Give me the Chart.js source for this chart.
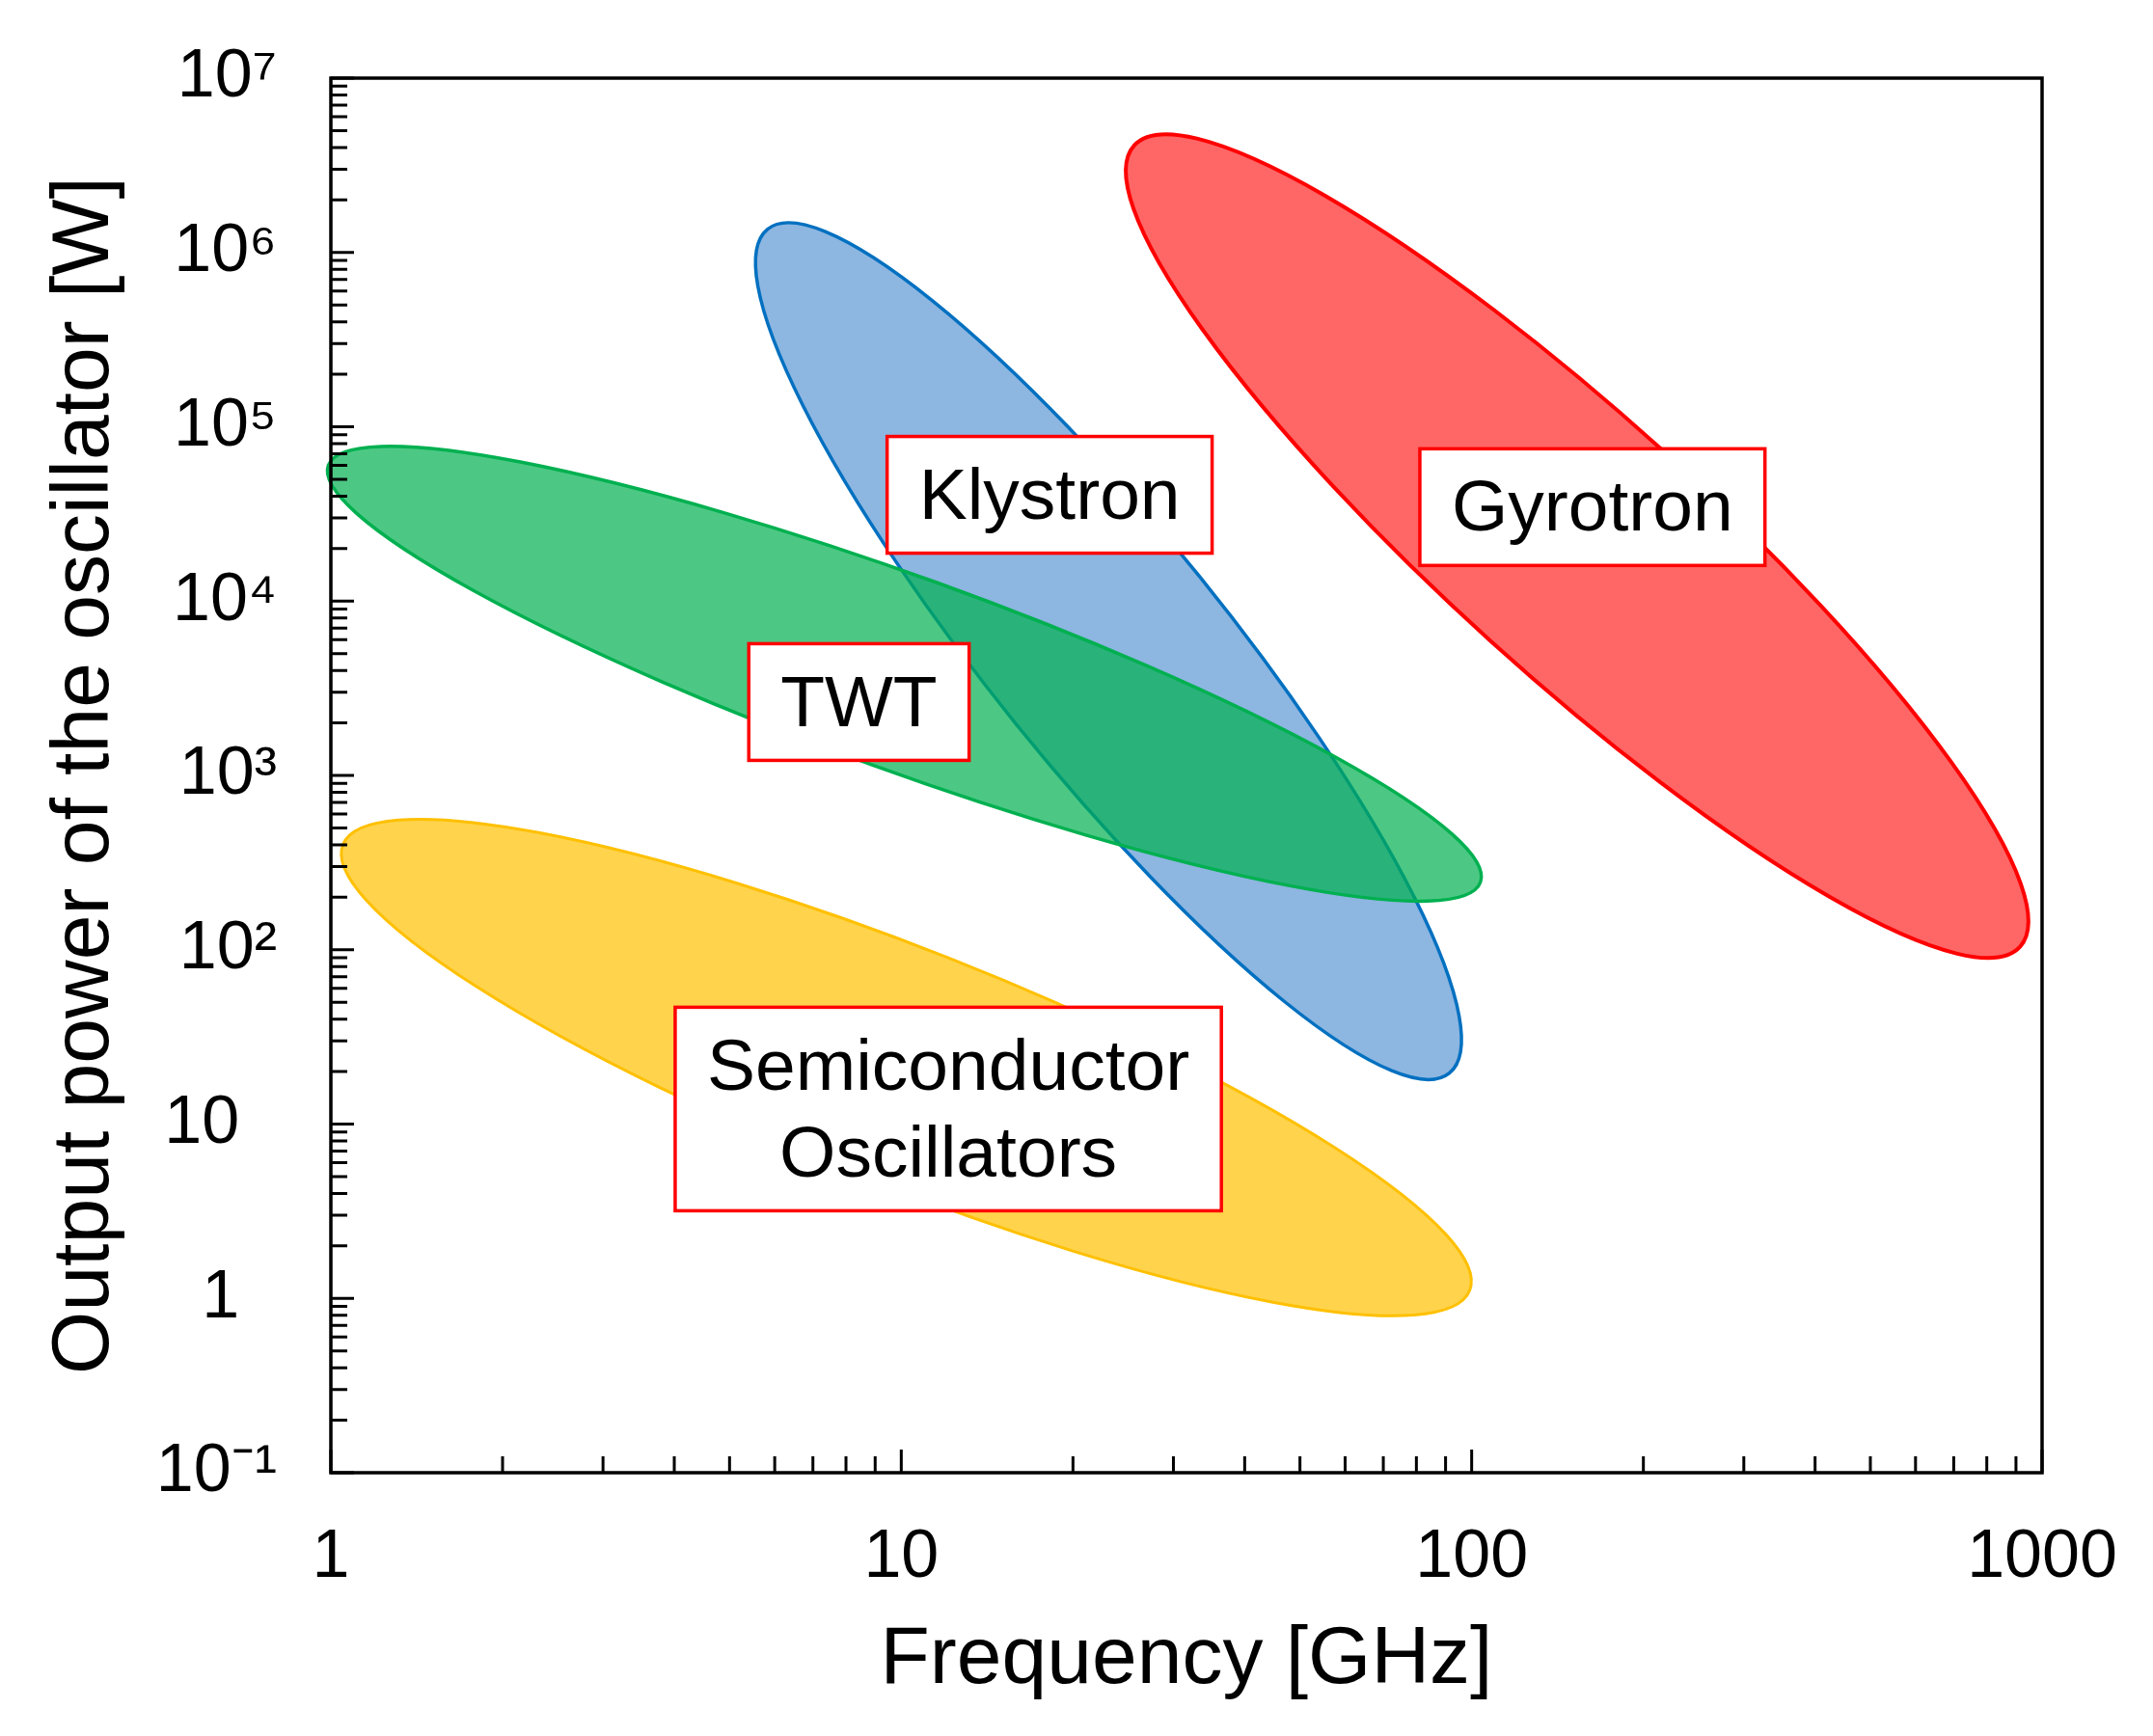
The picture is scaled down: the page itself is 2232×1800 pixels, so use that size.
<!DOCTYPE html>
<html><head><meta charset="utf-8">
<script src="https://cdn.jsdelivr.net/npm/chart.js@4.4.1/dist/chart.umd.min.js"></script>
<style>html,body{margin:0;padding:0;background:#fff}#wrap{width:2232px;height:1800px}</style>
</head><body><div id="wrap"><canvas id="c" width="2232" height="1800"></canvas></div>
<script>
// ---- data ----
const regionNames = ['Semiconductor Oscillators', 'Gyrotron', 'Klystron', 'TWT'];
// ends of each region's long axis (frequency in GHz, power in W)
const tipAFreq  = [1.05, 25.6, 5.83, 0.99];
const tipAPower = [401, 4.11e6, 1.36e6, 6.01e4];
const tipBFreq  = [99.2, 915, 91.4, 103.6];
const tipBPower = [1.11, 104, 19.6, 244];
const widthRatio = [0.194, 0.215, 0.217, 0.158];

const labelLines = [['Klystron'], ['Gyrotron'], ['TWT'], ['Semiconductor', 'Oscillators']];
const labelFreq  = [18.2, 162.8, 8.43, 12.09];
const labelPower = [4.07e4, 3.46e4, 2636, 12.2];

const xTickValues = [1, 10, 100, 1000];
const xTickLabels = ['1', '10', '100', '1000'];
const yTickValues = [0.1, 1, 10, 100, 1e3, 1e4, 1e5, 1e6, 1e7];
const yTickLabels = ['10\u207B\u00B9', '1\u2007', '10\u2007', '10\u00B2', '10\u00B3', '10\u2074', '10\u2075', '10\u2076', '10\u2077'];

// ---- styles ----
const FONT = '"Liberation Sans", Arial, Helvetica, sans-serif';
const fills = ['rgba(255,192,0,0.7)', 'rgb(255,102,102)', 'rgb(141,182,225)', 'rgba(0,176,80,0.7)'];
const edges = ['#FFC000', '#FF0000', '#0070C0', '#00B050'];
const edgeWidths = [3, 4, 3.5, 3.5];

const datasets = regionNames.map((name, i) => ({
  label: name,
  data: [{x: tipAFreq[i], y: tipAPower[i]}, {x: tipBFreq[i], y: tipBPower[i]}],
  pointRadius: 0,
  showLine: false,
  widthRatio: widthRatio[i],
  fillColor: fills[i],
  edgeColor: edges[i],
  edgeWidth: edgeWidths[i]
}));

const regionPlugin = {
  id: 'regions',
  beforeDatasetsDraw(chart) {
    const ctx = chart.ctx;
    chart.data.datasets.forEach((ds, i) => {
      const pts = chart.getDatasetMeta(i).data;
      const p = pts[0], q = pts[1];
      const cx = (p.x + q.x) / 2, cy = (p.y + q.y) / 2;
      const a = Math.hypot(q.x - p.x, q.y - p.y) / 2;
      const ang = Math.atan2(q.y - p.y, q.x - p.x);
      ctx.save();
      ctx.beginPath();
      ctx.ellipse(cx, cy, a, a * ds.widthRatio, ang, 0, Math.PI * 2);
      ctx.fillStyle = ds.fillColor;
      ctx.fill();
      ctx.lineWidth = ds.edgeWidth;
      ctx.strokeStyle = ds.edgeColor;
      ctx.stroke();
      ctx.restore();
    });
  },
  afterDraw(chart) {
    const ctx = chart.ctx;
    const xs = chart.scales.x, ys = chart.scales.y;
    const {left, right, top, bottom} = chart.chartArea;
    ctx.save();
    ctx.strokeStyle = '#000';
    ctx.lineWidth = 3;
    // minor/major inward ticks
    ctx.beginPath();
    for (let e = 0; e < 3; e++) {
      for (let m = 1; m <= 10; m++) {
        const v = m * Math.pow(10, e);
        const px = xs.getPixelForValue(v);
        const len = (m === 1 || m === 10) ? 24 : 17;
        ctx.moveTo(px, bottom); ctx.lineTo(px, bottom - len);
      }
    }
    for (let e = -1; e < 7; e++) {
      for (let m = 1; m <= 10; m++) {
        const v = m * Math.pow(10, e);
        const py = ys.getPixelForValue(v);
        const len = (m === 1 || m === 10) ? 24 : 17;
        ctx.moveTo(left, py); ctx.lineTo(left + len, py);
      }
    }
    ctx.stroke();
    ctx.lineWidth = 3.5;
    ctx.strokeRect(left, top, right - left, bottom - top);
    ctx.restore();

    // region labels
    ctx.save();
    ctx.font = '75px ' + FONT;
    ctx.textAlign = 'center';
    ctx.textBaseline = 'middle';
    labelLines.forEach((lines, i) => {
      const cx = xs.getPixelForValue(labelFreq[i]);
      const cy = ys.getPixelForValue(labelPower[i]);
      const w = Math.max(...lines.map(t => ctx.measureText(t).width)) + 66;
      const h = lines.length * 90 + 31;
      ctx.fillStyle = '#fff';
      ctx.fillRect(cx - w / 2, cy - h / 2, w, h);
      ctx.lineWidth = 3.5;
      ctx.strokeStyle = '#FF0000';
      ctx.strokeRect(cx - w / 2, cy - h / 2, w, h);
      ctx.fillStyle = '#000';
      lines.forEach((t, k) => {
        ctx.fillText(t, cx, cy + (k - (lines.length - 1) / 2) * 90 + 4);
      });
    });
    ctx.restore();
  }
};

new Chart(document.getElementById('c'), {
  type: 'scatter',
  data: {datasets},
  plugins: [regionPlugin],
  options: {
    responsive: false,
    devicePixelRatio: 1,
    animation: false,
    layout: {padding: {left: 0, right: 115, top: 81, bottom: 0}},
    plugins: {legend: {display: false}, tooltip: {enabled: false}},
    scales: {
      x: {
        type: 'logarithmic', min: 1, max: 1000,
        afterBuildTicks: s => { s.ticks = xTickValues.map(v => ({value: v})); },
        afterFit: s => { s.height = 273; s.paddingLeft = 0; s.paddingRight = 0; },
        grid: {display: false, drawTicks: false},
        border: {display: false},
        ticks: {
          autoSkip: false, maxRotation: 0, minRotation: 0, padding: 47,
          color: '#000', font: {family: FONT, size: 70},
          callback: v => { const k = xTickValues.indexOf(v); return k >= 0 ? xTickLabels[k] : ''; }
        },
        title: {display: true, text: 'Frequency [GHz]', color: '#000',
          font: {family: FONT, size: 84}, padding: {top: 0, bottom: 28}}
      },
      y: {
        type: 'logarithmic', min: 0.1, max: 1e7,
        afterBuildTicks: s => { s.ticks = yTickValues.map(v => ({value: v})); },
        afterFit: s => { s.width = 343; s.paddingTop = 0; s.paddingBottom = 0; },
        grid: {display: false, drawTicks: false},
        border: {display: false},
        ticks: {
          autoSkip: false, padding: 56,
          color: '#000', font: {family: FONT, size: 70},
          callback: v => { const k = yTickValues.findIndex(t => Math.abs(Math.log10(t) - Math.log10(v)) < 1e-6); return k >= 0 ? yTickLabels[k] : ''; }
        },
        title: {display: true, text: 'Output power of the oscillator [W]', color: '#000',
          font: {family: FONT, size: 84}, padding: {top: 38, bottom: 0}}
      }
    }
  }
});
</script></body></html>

###

• **Your objective**:
Every line of text is to be repeated exactly; pictures are left out.

• **Completed task**:
Give me the Chart.js source for this chart.
The picture is scaled down: the page itself is 2232×1800 pixels, so use that size.
<!DOCTYPE html>
<html><head><meta charset="utf-8">
<script src="https://cdn.jsdelivr.net/npm/chart.js@4.4.1/dist/chart.umd.min.js"></script>
<style>html,body{margin:0;padding:0;background:#fff}#wrap{width:2232px;height:1800px}</style>
</head><body><div id="wrap"><canvas id="c" width="2232" height="1800"></canvas></div>
<script>
// ---- data ----
const regionNames = ['Semiconductor Oscillators', 'Gyrotron', 'Klystron', 'TWT'];
// ends of each region's long axis (frequency in GHz, power in W)
const tipAFreq  = [1.05, 25.6, 5.83, 0.99];
const tipAPower = [401, 4.11e6, 1.36e6, 6.01e4];
const tipBFreq  = [99.2, 915, 91.4, 103.6];
const tipBPower = [1.11, 104, 19.6, 244];
const widthRatio = [0.194, 0.215, 0.217, 0.158];

const labelLines = [['Klystron'], ['Gyrotron'], ['TWT'], ['Semiconductor', 'Oscillators']];
const labelFreq  = [18.2, 162.8, 8.43, 12.09];
const labelPower = [4.07e4, 3.46e4, 2636, 12.2];

const xTickValues = [1, 10, 100, 1000];
const xTickLabels = ['1', '10', '100', '1000'];
const yTickValues = [0.1, 1, 10, 100, 1e3, 1e4, 1e5, 1e6, 1e7];
const yTickLabels = ['10\u207B\u00B9', '1\u2007', '10\u2007', '10\u00B2', '10\u00B3', '10\u2074', '10\u2075', '10\u2076', '10\u2077'];

// ---- styles ----
const FONT = '"Liberation Sans", Arial, Helvetica, sans-serif';
const fills = ['rgba(255,192,0,0.7)', 'rgb(255,102,102)', 'rgb(141,182,225)', 'rgba(0,176,80,0.7)'];
const edges = ['#FFC000', '#FF0000', '#0070C0', '#00B050'];
const edgeWidths = [3, 4, 3.5, 3.5];

const datasets = regionNames.map((name, i) => ({
  label: name,
  data: [{x: tipAFreq[i], y: tipAPower[i]}, {x: tipBFreq[i], y: tipBPower[i]}],
  pointRadius: 0,
  showLine: false,
  widthRatio: widthRatio[i],
  fillColor: fills[i],
  edgeColor: edges[i],
  edgeWidth: edgeWidths[i]
}));

const regionPlugin = {
  id: 'regions',
  beforeDatasetsDraw(chart) {
    const ctx = chart.ctx;
    chart.data.datasets.forEach((ds, i) => {
      const pts = chart.getDatasetMeta(i).data;
      const p = pts[0], q = pts[1];
      const cx = (p.x + q.x) / 2, cy = (p.y + q.y) / 2;
      const a = Math.hypot(q.x - p.x, q.y - p.y) / 2;
      const ang = Math.atan2(q.y - p.y, q.x - p.x);
      ctx.save();
      ctx.beginPath();
      ctx.ellipse(cx, cy, a, a * ds.widthRatio, ang, 0, Math.PI * 2);
      ctx.fillStyle = ds.fillColor;
      ctx.fill();
      ctx.lineWidth = ds.edgeWidth;
      ctx.strokeStyle = ds.edgeColor;
      ctx.stroke();
      ctx.restore();
    });
  },
  afterDraw(chart) {
    const ctx = chart.ctx;
    const xs = chart.scales.x, ys = chart.scales.y;
    const {left, right, top, bottom} = chart.chartArea;
    ctx.save();
    ctx.strokeStyle = '#000';
    ctx.lineWidth = 3;
    // minor/major inward ticks
    ctx.beginPath();
    for (let e = 0; e < 3; e++) {
      for (let m = 1; m <= 10; m++) {
        const v = m * Math.pow(10, e);
        const px = xs.getPixelForValue(v);
        const len = (m === 1 || m === 10) ? 24 : 17;
        ctx.moveTo(px, bottom); ctx.lineTo(px, bottom - len);
      }
    }
    for (let e = -1; e < 7; e++) {
      for (let m = 1; m <= 10; m++) {
        const v = m * Math.pow(10, e);
        const py = ys.getPixelForValue(v);
        const len = (m === 1 || m === 10) ? 24 : 17;
        ctx.moveTo(left, py); ctx.lineTo(left + len, py);
      }
    }
    ctx.stroke();
    ctx.lineWidth = 3.5;
    ctx.strokeRect(left, top, right - left, bottom - top);
    ctx.restore();

    // region labels
    ctx.save();
    ctx.font = '75px ' + FONT;
    ctx.textAlign = 'center';
    ctx.textBaseline = 'middle';
    labelLines.forEach((lines, i) => {
      const cx = xs.getPixelForValue(labelFreq[i]);
      const cy = ys.getPixelForValue(labelPower[i]);
      const w = Math.max(...lines.map(t => ctx.measureText(t).width)) + 66;
      const h = lines.length * 90 + 31;
      ctx.fillStyle = '#fff';
      ctx.fillRect(cx - w / 2, cy - h / 2, w, h);
      ctx.lineWidth = 3.5;
      ctx.strokeStyle = '#FF0000';
      ctx.strokeRect(cx - w / 2, cy - h / 2, w, h);
      ctx.fillStyle = '#000';
      lines.forEach((t, k) => {
        ctx.fillText(t, cx, cy + (k - (lines.length - 1) / 2) * 90 + 4);
      });
    });
    ctx.restore();
  }
};

new Chart(document.getElementById('c'), {
  type: 'scatter',
  data: {datasets},
  plugins: [regionPlugin],
  options: {
    responsive: false,
    devicePixelRatio: 1,
    animation: false,
    layout: {padding: {left: 0, right: 115, top: 81, bottom: 0}},
    plugins: {legend: {display: false}, tooltip: {enabled: false}},
    scales: {
      x: {
        type: 'logarithmic', min: 1, max: 1000,
        afterBuildTicks: s => { s.ticks = xTickValues.map(v => ({value: v})); },
        afterFit: s => { s.height = 273; s.paddingLeft = 0; s.paddingRight = 0; },
        grid: {display: false, drawTicks: false},
        border: {display: false},
        ticks: {
          autoSkip: false, maxRotation: 0, minRotation: 0, padding: 47,
          color: '#000', font: {family: FONT, size: 70},
          callback: v => { const k = xTickValues.indexOf(v); return k >= 0 ? xTickLabels[k] : ''; }
        },
        title: {display: true, text: 'Frequency [GHz]', color: '#000',
          font: {family: FONT, size: 84}, padding: {top: 0, bottom: 28}}
      },
      y: {
        type: 'logarithmic', min: 0.1, max: 1e7,
        afterBuildTicks: s => { s.ticks = yTickValues.map(v => ({value: v})); },
        afterFit: s => { s.width = 343; s.paddingTop = 0; s.paddingBottom = 0; },
        grid: {display: false, drawTicks: false},
        border: {display: false},
        ticks: {
          autoSkip: false, padding: 56,
          color: '#000', font: {family: FONT, size: 70},
          callback: v => { const k = yTickValues.findIndex(t => Math.abs(Math.log10(t) - Math.log10(v)) < 1e-6); return k >= 0 ? yTickLabels[k] : ''; }
        },
        title: {display: true, text: 'Output power of the oscillator [W]', color: '#000',
          font: {family: FONT, size: 84}, padding: {top: 38, bottom: 0}}
      }
    }
  }
});
</script></body></html>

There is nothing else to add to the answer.